Gonzalez was always a hard worker. Before the war, he was a member of the National Honors Society, balanced his time between school, working at his father's grocery store and playing basketball and baseball. After he was drafted in 1943, when he completed high school in Harlingen, Texas, he immediately chose to serve as a radio and Morse code operator for the Air Force.
"I was given an IQ test and an aptitude test for languages and math," he said. "I scored pretty high."
Soon after testing, Gonzalez found himself at Shepherd Air Force Base in Wichita Falls, Texas, where he was forced to balance his schedule by doing drills in the cow pasture every morning at the crack of dawn and then studying all day. All of the hard work paid off. He promptly rose to the top of his class and was officially named a radio operator and shipped off to Sioux Falls, South Dakota, for radio school.
After completing his studies in Sioux Falls in 1943, Gonzalez was selected to go to advanced radio school at Scott Field Air Force Base in Illinois.
He received rigorous advanced training in air to ground radio communication and was assigned to bomber-unit training in Lincoln, Neb. After completing the final training in preparation for going overseas, he was assigned to a B-29 Bombardment Wing, which later operated out of Guam. Upon arrival at the war zone, he was assigned to assist construction crews working to build the runaways that later launched the bombing attacks in Japan.
The backbreaking work wore out everyone in the crew, so sometimes entertainment was flown in to take their minds off of the daily grind. Even though Gonzalez appreciated the performers, he regrets never seeing heavyweights like Bob Hope.
"Bob Hope came to every camp in the Pacific except for mine," he said.
Other comforts came during mail call: his father's letters, which were in Spanish, and sweet treats from his mother.

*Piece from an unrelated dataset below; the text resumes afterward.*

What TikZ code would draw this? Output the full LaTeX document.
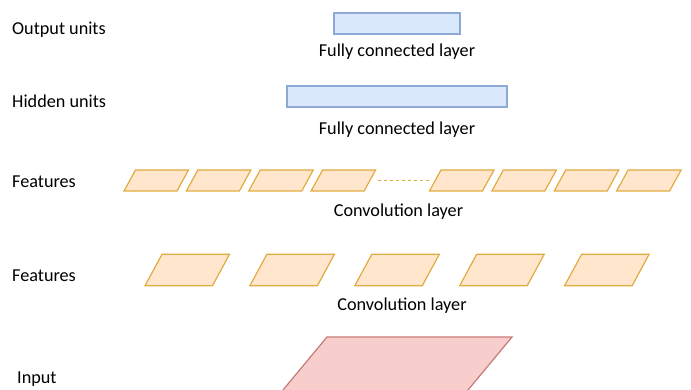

Gonzalez served in different parts of Micronesia, specifically Marianas, Tinian and Saipan. Eventually, he ended up in Guam, were he stayed for the majority of the war. The United States established a colonial regime in 1899, which was disrupted when the Japanese had occupation of the island during WWII. Gonzalez stayed in the radio room transmitting and deciphering code, as well as updating soldiers with information and weather.
Soldiers were required every morning to wake up and do drills or some other sort of strenuous activity. Even though the job was stressful, Gonzalez and his men would find ways to combine doing hard tasks with doing something fun.

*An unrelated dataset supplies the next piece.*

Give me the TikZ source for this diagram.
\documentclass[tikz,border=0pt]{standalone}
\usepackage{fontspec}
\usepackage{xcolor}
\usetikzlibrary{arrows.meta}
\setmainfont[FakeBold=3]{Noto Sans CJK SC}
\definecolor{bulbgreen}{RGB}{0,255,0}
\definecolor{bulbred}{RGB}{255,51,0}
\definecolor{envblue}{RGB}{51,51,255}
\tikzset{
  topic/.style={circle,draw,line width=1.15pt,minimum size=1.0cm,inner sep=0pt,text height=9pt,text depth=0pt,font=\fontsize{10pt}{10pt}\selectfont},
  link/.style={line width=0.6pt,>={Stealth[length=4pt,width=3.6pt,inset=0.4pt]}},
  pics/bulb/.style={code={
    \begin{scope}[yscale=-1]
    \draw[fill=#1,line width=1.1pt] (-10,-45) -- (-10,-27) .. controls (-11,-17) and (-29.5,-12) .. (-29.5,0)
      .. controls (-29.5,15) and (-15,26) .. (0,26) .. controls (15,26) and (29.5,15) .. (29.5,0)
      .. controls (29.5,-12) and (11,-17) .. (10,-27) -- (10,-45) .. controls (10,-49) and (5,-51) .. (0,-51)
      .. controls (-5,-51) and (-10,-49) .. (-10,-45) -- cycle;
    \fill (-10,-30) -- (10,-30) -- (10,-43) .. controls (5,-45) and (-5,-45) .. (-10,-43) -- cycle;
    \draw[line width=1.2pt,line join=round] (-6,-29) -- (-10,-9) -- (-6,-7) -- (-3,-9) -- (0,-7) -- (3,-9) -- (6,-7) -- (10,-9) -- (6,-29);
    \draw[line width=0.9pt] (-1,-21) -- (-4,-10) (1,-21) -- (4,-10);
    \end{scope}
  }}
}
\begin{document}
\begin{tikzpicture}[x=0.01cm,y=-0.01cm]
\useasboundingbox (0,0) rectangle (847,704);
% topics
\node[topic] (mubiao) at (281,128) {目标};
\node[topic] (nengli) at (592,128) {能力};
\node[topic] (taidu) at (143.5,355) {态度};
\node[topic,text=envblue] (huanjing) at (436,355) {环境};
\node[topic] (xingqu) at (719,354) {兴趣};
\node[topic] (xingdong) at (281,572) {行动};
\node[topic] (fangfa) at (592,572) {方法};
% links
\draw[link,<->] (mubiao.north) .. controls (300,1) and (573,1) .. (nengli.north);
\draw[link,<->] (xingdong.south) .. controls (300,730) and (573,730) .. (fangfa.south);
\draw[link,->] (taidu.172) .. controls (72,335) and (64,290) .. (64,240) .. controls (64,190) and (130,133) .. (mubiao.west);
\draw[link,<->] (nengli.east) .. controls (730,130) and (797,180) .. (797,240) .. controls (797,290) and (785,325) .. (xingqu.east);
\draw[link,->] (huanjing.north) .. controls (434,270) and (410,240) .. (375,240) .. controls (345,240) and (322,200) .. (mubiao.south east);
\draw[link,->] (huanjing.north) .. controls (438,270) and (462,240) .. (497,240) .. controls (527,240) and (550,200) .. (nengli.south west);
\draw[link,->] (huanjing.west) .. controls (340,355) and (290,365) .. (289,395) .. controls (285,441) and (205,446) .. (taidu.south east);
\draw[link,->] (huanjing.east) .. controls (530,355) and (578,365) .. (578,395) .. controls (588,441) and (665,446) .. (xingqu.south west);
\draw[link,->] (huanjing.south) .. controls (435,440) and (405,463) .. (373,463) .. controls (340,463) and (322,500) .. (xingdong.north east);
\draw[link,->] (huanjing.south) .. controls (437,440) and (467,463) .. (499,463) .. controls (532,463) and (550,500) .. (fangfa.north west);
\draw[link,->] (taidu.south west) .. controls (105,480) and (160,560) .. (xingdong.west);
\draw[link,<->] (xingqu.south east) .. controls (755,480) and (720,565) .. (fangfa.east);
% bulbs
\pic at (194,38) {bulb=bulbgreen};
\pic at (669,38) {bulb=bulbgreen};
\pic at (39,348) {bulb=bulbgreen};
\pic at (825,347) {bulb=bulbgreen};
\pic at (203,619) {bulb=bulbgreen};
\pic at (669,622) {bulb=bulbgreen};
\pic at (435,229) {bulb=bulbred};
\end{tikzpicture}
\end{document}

"Our favorite athletic pastime was softball," he said.
Even though there were only about four or five Latinos in his group, Gonzalez said, he enjoyed the mostly colorblind attitude in the Air Force -- a far cry from high school in Harlingen, where he couldn’t swim in the same pool or join the same clubs as whites.
No interracial dating was allowed in Harlingen, but, Gonzalez noted, "there were lasting friendships."

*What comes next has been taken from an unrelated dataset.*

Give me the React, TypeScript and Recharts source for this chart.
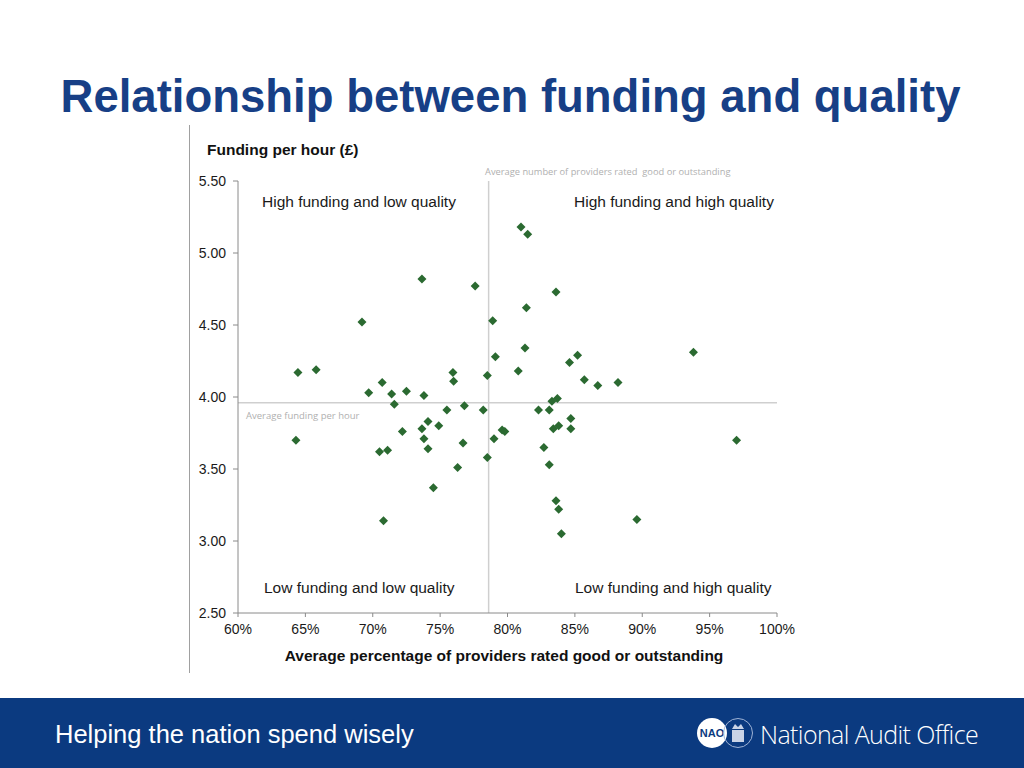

He didn’t experience a lot of discrimination in the Air Force, "because we were all fighting for the same cause," he said.
However, the military wasn’t a utopia.
"Every Hispanic was called 'chico,'" he said. "And I resented that everyone mispronounced my last name."
In 1946, Gonzalez ended is three-year stint in the military with a final rank of Staff Sergeant and went back to his hometown.
After coming home to Harlingen, Gonzalez took advantage of the GI Bill and came to school at the University of Texas at Austin in June of 1946 to pursue a career in accounting. He received his BBA in accounting in 1952, and went on to complete his master's degree in Public Administration at the University of North Texas in Denton in 1974.
It was at a Presbyterian Church camp in Kerrville, Texas, where he met and fell in love with his wife, Eloisa Mojica. The two married in 1949 and settled down in Austin and had five children: Norma, Catherine, Ruth, Lisa and Robert. Gonzalez worked as a federal auditor for 12 years in the U.S. Department of Health Education and Welfare, and finished his 21 years of Federal Service as Deputy Director of the Office for Civil Rights in the Department of Education, based out of Dallas, TX. He’s currently continuing his education by taking classes in French and History.
Mr. Gonzalez was interviewed in Richardson, Texas, on June 17, 2000, by Kevin and Sharon Bales.